TASK INSTRUCTIONS: Repeat every line exactly, keeping the pictures out of the copy.

________________

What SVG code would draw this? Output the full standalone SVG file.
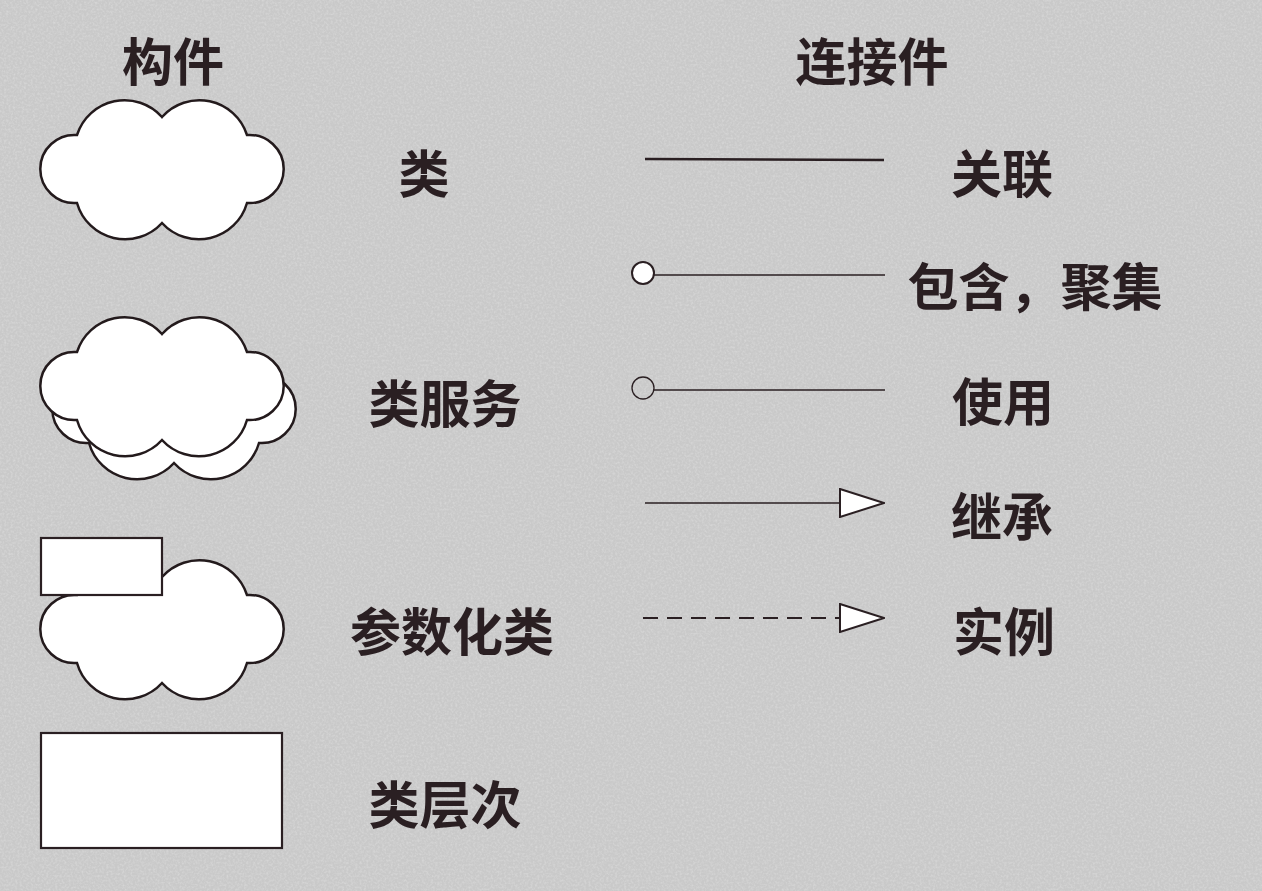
<svg xmlns="http://www.w3.org/2000/svg" width="1262" height="891" viewBox="0 0 1262 891">
<defs>
<filter id="tex" x="0" y="0" width="100%" height="100%">
<feTurbulence type="fractalNoise" baseFrequency="0.45" numOctaves="2" seed="3" result="n"/>
<feColorMatrix in="n" type="matrix" values="0 0 0 0 1  0 0 0 0 1  0 0 0 0 1  0 0 0 -1.4 0.85" result="w"/>
<feComposite in="w" in2="SourceGraphic" operator="in"/>
</filter>
<path id="cloud" d="M77,135 A50,50 0 0,1 162,117 A50,50 0 0,1 247,135 A34.1,34.1 0 1,1 247,203 A50,50 0 0,1 162,223 A50,50 0 0,1 77,203 A34.1,34.1 0 1,1 77,135 Z"/>
<marker id="tri" viewBox="0 0 46 30" refX="1" refY="15" markerWidth="46" markerHeight="30" markerUnits="userSpaceOnUse" orient="auto">
<path d="M1,1 L45,15 L1,29 Z" fill="#ffffff" stroke="#2a1f22" stroke-width="2"/>
</marker>
</defs>
<style>
.shape{fill:#ffffff;stroke:#231a1c;stroke-width:2.5}
.box{fill:#ffffff;stroke:#2a1f22;stroke-width:2.2}
.lbl{font-family:"Noto Sans CJK SC","Noto Sans CJK JP",sans-serif;font-weight:700;font-size:51px;fill:#2a1f22;text-anchor:middle}
.ln{stroke:#2a1f22;fill:none}
</style>
<rect width="1262" height="891" fill="#c9c9c9"/>
<rect width="1262" height="891" fill="#c9c9c9" filter="url(#tex)" opacity="0.35"/>

<g id="heading-components"><text class="lbl" x="173" y="81">构件</text></g>
<g id="heading-connectors"><text class="lbl" x="872" y="81">连接件</text></g>

<g id="node-class">
<use href="#cloud" class="shape"/>
<text class="lbl" x="424" y="193">类</text>
</g>

<g id="node-class-service">
<use href="#cloud" class="shape" transform="translate(12,240)"/>
<use href="#cloud" class="shape" transform="translate(0,217)"/>
<text class="lbl" x="445" y="423">类服务</text>
</g>

<g id="node-param-class">
<use href="#cloud" class="shape" transform="translate(0,460)"/>
<rect class="box" x="41" y="538" width="121" height="57"/>
<text class="lbl" x="452" y="651">参数化类</text>
</g>

<g id="node-class-hierarchy">
<rect class="box" x="41" y="733" width="241" height="115" stroke-width="2.5"/>
<text class="lbl" x="445" y="824">类层次</text>
</g>

<g id="connectors">
<line class="ln" x1="645" y1="159" x2="884" y2="160" stroke-width="2.6"/>
<line class="ln" x1="654" y1="275" x2="885" y2="275" stroke-width="1.3"/>
<circle cx="643" cy="273" r="11" fill="#ffffff" stroke="#2a1f22" stroke-width="2"/>
<line class="ln" x1="654" y1="390" x2="885" y2="390" stroke-width="1.3"/>
<circle cx="643" cy="388" r="11" fill="none" stroke="#2a1f22" stroke-width="1.3"/>
<line class="ln" x1="645" y1="503" x2="840" y2="503" stroke-width="1.3" marker-end="url(#tri)"/>
<line class="ln" x1="643" y1="618" x2="840" y2="618" stroke-width="1.8" stroke-dasharray="15 9" marker-end="url(#tri)"/>
</g>

<g id="connector-labels">
<text class="lbl" x="1002" y="193">关联</text>
<text class="lbl" x="1035" y="306">包含，聚集</text>
<text class="lbl" x="1003" y="421">使用</text>
<text class="lbl" x="1002" y="536">继承</text>
<text class="lbl" x="1004" y="651">实例</text>
</g>
</svg>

________________

ANSWER TO THE TASK:
What SVG code would draw this? Output the full standalone SVG file.
<svg xmlns="http://www.w3.org/2000/svg" width="1262" height="891" viewBox="0 0 1262 891">
<defs>
<filter id="tex" x="0" y="0" width="100%" height="100%">
<feTurbulence type="fractalNoise" baseFrequency="0.45" numOctaves="2" seed="3" result="n"/>
<feColorMatrix in="n" type="matrix" values="0 0 0 0 1  0 0 0 0 1  0 0 0 0 1  0 0 0 -1.4 0.85" result="w"/>
<feComposite in="w" in2="SourceGraphic" operator="in"/>
</filter>
<path id="cloud" d="M77,135 A50,50 0 0,1 162,117 A50,50 0 0,1 247,135 A34.1,34.1 0 1,1 247,203 A50,50 0 0,1 162,223 A50,50 0 0,1 77,203 A34.1,34.1 0 1,1 77,135 Z"/>
<marker id="tri" viewBox="0 0 46 30" refX="1" refY="15" markerWidth="46" markerHeight="30" markerUnits="userSpaceOnUse" orient="auto">
<path d="M1,1 L45,15 L1,29 Z" fill="#ffffff" stroke="#2a1f22" stroke-width="2"/>
</marker>
</defs>
<style>
.shape{fill:#ffffff;stroke:#231a1c;stroke-width:2.5}
.box{fill:#ffffff;stroke:#2a1f22;stroke-width:2.2}
.lbl{font-family:"Noto Sans CJK SC","Noto Sans CJK JP",sans-serif;font-weight:700;font-size:51px;fill:#2a1f22;text-anchor:middle}
.ln{stroke:#2a1f22;fill:none}
</style>
<rect width="1262" height="891" fill="#c9c9c9"/>
<rect width="1262" height="891" fill="#c9c9c9" filter="url(#tex)" opacity="0.35"/>

<g id="heading-components"><text class="lbl" x="173" y="81">构件</text></g>
<g id="heading-connectors"><text class="lbl" x="872" y="81">连接件</text></g>

<g id="node-class">
<use href="#cloud" class="shape"/>
<text class="lbl" x="424" y="193">类</text>
</g>

<g id="node-class-service">
<use href="#cloud" class="shape" transform="translate(12,240)"/>
<use href="#cloud" class="shape" transform="translate(0,217)"/>
<text class="lbl" x="445" y="423">类服务</text>
</g>

<g id="node-param-class">
<use href="#cloud" class="shape" transform="translate(0,460)"/>
<rect class="box" x="41" y="538" width="121" height="57"/>
<text class="lbl" x="452" y="651">参数化类</text>
</g>

<g id="node-class-hierarchy">
<rect class="box" x="41" y="733" width="241" height="115" stroke-width="2.5"/>
<text class="lbl" x="445" y="824">类层次</text>
</g>

<g id="connectors">
<line class="ln" x1="645" y1="159" x2="884" y2="160" stroke-width="2.6"/>
<line class="ln" x1="654" y1="275" x2="885" y2="275" stroke-width="1.3"/>
<circle cx="643" cy="273" r="11" fill="#ffffff" stroke="#2a1f22" stroke-width="2"/>
<line class="ln" x1="654" y1="390" x2="885" y2="390" stroke-width="1.3"/>
<circle cx="643" cy="388" r="11" fill="none" stroke="#2a1f22" stroke-width="1.3"/>
<line class="ln" x1="645" y1="503" x2="840" y2="503" stroke-width="1.3" marker-end="url(#tri)"/>
<line class="ln" x1="643" y1="618" x2="840" y2="618" stroke-width="1.8" stroke-dasharray="15 9" marker-end="url(#tri)"/>
</g>

<g id="connector-labels">
<text class="lbl" x="1002" y="193">关联</text>
<text class="lbl" x="1035" y="306">包含，聚集</text>
<text class="lbl" x="1003" y="421">使用</text>
<text class="lbl" x="1002" y="536">继承</text>
<text class="lbl" x="1004" y="651">实例</text>
</g>
</svg>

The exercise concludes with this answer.